:: Available data ::
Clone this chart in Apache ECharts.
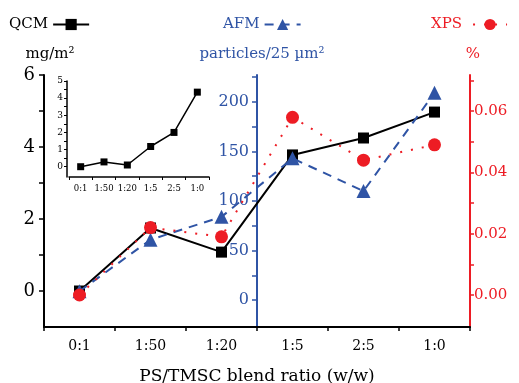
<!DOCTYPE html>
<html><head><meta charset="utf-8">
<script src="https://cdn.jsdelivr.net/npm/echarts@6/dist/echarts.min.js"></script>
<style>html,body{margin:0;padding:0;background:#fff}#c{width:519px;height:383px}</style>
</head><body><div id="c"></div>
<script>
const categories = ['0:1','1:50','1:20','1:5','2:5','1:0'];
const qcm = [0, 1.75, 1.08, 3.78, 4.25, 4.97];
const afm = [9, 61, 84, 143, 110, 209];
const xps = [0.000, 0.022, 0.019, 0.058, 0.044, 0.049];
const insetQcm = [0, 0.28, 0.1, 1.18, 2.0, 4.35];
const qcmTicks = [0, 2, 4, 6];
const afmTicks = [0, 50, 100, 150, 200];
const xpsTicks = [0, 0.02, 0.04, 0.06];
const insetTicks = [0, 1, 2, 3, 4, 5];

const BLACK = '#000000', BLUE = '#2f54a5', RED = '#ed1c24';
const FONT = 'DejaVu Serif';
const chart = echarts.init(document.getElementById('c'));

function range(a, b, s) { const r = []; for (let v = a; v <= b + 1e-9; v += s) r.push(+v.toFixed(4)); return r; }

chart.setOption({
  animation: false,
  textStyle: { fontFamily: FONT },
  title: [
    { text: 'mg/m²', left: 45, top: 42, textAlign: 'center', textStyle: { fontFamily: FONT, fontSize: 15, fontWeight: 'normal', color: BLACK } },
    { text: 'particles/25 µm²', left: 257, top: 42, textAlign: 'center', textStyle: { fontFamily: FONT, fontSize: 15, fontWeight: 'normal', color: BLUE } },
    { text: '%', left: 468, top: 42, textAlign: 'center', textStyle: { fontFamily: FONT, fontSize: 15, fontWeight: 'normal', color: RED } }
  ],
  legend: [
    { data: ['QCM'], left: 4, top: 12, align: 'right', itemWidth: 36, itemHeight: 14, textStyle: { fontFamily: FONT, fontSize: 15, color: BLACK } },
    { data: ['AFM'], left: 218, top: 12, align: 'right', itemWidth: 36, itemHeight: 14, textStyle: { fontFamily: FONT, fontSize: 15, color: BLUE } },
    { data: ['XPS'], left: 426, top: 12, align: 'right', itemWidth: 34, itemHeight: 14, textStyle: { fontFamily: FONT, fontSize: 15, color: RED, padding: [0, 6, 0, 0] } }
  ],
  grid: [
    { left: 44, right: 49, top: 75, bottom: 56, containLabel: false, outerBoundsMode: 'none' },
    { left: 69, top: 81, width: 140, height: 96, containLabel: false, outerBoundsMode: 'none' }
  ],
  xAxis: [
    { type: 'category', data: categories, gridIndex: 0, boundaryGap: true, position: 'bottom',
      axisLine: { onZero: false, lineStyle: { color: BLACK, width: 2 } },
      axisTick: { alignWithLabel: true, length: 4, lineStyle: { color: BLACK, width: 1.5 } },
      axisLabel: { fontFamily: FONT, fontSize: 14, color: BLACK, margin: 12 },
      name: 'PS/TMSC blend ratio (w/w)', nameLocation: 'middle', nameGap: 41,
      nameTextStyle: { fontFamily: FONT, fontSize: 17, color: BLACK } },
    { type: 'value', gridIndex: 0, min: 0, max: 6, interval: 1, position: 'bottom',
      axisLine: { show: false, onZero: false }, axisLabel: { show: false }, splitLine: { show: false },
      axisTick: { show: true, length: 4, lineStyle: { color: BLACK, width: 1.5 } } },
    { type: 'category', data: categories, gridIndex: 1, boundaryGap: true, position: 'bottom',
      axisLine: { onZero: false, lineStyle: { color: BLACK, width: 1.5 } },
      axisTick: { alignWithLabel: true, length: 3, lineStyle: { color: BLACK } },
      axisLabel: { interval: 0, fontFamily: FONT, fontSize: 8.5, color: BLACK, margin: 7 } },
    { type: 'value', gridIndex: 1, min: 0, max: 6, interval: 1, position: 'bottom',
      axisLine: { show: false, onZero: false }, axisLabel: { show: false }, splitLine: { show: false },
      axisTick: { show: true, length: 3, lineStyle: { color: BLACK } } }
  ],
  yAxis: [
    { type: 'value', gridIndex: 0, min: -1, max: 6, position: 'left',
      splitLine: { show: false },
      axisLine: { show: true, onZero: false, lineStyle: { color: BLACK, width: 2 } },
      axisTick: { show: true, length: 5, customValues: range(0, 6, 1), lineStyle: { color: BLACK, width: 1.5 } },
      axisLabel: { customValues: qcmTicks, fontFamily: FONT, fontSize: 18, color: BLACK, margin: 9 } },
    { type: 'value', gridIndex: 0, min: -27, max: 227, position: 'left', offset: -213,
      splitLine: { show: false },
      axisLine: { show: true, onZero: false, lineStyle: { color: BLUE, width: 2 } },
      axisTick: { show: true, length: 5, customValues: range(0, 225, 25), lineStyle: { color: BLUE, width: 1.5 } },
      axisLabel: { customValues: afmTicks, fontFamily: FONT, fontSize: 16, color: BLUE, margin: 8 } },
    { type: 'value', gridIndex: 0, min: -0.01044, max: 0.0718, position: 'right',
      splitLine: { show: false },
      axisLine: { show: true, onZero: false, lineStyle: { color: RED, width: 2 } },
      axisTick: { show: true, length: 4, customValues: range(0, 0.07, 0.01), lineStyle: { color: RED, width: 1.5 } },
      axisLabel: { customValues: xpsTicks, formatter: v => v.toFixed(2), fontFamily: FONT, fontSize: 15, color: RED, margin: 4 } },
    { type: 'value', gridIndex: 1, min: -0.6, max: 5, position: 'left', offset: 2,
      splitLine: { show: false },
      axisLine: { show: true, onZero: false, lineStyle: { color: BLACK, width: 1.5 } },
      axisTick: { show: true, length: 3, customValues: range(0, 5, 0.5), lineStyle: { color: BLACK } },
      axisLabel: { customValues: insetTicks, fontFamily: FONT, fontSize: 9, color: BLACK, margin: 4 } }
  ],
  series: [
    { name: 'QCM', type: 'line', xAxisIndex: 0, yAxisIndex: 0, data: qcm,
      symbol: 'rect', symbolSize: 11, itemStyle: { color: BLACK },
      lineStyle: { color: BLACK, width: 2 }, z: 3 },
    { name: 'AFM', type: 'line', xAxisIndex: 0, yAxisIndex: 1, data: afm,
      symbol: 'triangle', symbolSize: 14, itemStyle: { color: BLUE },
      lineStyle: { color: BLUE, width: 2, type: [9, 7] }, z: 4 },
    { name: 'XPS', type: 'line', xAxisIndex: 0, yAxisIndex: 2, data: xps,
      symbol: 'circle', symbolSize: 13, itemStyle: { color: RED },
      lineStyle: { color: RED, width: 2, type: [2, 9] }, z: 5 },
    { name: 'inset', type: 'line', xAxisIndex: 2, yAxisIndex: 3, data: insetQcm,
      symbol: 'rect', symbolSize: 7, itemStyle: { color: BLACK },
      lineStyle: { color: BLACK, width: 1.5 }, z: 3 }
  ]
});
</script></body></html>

:: What you have to do ::
Skipping the pictures, transcribe each line above exactly as it appears.

:: Solution for this problem ::
Clone this chart in Apache ECharts.
<!DOCTYPE html>
<html><head><meta charset="utf-8">
<script src="https://cdn.jsdelivr.net/npm/echarts@6/dist/echarts.min.js"></script>
<style>html,body{margin:0;padding:0;background:#fff}#c{width:519px;height:383px}</style>
</head><body><div id="c"></div>
<script>
const categories = ['0:1','1:50','1:20','1:5','2:5','1:0'];
const qcm = [0, 1.75, 1.08, 3.78, 4.25, 4.97];
const afm = [9, 61, 84, 143, 110, 209];
const xps = [0.000, 0.022, 0.019, 0.058, 0.044, 0.049];
const insetQcm = [0, 0.28, 0.1, 1.18, 2.0, 4.35];
const qcmTicks = [0, 2, 4, 6];
const afmTicks = [0, 50, 100, 150, 200];
const xpsTicks = [0, 0.02, 0.04, 0.06];
const insetTicks = [0, 1, 2, 3, 4, 5];

const BLACK = '#000000', BLUE = '#2f54a5', RED = '#ed1c24';
const FONT = 'DejaVu Serif';
const chart = echarts.init(document.getElementById('c'));

function range(a, b, s) { const r = []; for (let v = a; v <= b + 1e-9; v += s) r.push(+v.toFixed(4)); return r; }

chart.setOption({
  animation: false,
  textStyle: { fontFamily: FONT },
  title: [
    { text: 'mg/m²', left: 45, top: 42, textAlign: 'center', textStyle: { fontFamily: FONT, fontSize: 15, fontWeight: 'normal', color: BLACK } },
    { text: 'particles/25 µm²', left: 257, top: 42, textAlign: 'center', textStyle: { fontFamily: FONT, fontSize: 15, fontWeight: 'normal', color: BLUE } },
    { text: '%', left: 468, top: 42, textAlign: 'center', textStyle: { fontFamily: FONT, fontSize: 15, fontWeight: 'normal', color: RED } }
  ],
  legend: [
    { data: ['QCM'], left: 4, top: 12, align: 'right', itemWidth: 36, itemHeight: 14, textStyle: { fontFamily: FONT, fontSize: 15, color: BLACK } },
    { data: ['AFM'], left: 218, top: 12, align: 'right', itemWidth: 36, itemHeight: 14, textStyle: { fontFamily: FONT, fontSize: 15, color: BLUE } },
    { data: ['XPS'], left: 426, top: 12, align: 'right', itemWidth: 34, itemHeight: 14, textStyle: { fontFamily: FONT, fontSize: 15, color: RED, padding: [0, 6, 0, 0] } }
  ],
  grid: [
    { left: 44, right: 49, top: 75, bottom: 56, containLabel: false, outerBoundsMode: 'none' },
    { left: 69, top: 81, width: 140, height: 96, containLabel: false, outerBoundsMode: 'none' }
  ],
  xAxis: [
    { type: 'category', data: categories, gridIndex: 0, boundaryGap: true, position: 'bottom',
      axisLine: { onZero: false, lineStyle: { color: BLACK, width: 2 } },
      axisTick: { alignWithLabel: true, length: 4, lineStyle: { color: BLACK, width: 1.5 } },
      axisLabel: { fontFamily: FONT, fontSize: 14, color: BLACK, margin: 12 },
      name: 'PS/TMSC blend ratio (w/w)', nameLocation: 'middle', nameGap: 41,
      nameTextStyle: { fontFamily: FONT, fontSize: 17, color: BLACK } },
    { type: 'value', gridIndex: 0, min: 0, max: 6, interval: 1, position: 'bottom',
      axisLine: { show: false, onZero: false }, axisLabel: { show: false }, splitLine: { show: false },
      axisTick: { show: true, length: 4, lineStyle: { color: BLACK, width: 1.5 } } },
    { type: 'category', data: categories, gridIndex: 1, boundaryGap: true, position: 'bottom',
      axisLine: { onZero: false, lineStyle: { color: BLACK, width: 1.5 } },
      axisTick: { alignWithLabel: true, length: 3, lineStyle: { color: BLACK } },
      axisLabel: { interval: 0, fontFamily: FONT, fontSize: 8.5, color: BLACK, margin: 7 } },
    { type: 'value', gridIndex: 1, min: 0, max: 6, interval: 1, position: 'bottom',
      axisLine: { show: false, onZero: false }, axisLabel: { show: false }, splitLine: { show: false },
      axisTick: { show: true, length: 3, lineStyle: { color: BLACK } } }
  ],
  yAxis: [
    { type: 'value', gridIndex: 0, min: -1, max: 6, position: 'left',
      splitLine: { show: false },
      axisLine: { show: true, onZero: false, lineStyle: { color: BLACK, width: 2 } },
      axisTick: { show: true, length: 5, customValues: range(0, 6, 1), lineStyle: { color: BLACK, width: 1.5 } },
      axisLabel: { customValues: qcmTicks, fontFamily: FONT, fontSize: 18, color: BLACK, margin: 9 } },
    { type: 'value', gridIndex: 0, min: -27, max: 227, position: 'left', offset: -213,
      splitLine: { show: false },
      axisLine: { show: true, onZero: false, lineStyle: { color: BLUE, width: 2 } },
      axisTick: { show: true, length: 5, customValues: range(0, 225, 25), lineStyle: { color: BLUE, width: 1.5 } },
      axisLabel: { customValues: afmTicks, fontFamily: FONT, fontSize: 16, color: BLUE, margin: 8 } },
    { type: 'value', gridIndex: 0, min: -0.01044, max: 0.0718, position: 'right',
      splitLine: { show: false },
      axisLine: { show: true, onZero: false, lineStyle: { color: RED, width: 2 } },
      axisTick: { show: true, length: 4, customValues: range(0, 0.07, 0.01), lineStyle: { color: RED, width: 1.5 } },
      axisLabel: { customValues: xpsTicks, formatter: v => v.toFixed(2), fontFamily: FONT, fontSize: 15, color: RED, margin: 4 } },
    { type: 'value', gridIndex: 1, min: -0.6, max: 5, position: 'left', offset: 2,
      splitLine: { show: false },
      axisLine: { show: true, onZero: false, lineStyle: { color: BLACK, width: 1.5 } },
      axisTick: { show: true, length: 3, customValues: range(0, 5, 0.5), lineStyle: { color: BLACK } },
      axisLabel: { customValues: insetTicks, fontFamily: FONT, fontSize: 9, color: BLACK, margin: 4 } }
  ],
  series: [
    { name: 'QCM', type: 'line', xAxisIndex: 0, yAxisIndex: 0, data: qcm,
      symbol: 'rect', symbolSize: 11, itemStyle: { color: BLACK },
      lineStyle: { color: BLACK, width: 2 }, z: 3 },
    { name: 'AFM', type: 'line', xAxisIndex: 0, yAxisIndex: 1, data: afm,
      symbol: 'triangle', symbolSize: 14, itemStyle: { color: BLUE },
      lineStyle: { color: BLUE, width: 2, type: [9, 7] }, z: 4 },
    { name: 'XPS', type: 'line', xAxisIndex: 0, yAxisIndex: 2, data: xps,
      symbol: 'circle', symbolSize: 13, itemStyle: { color: RED },
      lineStyle: { color: RED, width: 2, type: [2, 9] }, z: 5 },
    { name: 'inset', type: 'line', xAxisIndex: 2, yAxisIndex: 3, data: insetQcm,
      symbol: 'rect', symbolSize: 7, itemStyle: { color: BLACK },
      lineStyle: { color: BLACK, width: 1.5 }, z: 3 }
  ]
});
</script></body></html>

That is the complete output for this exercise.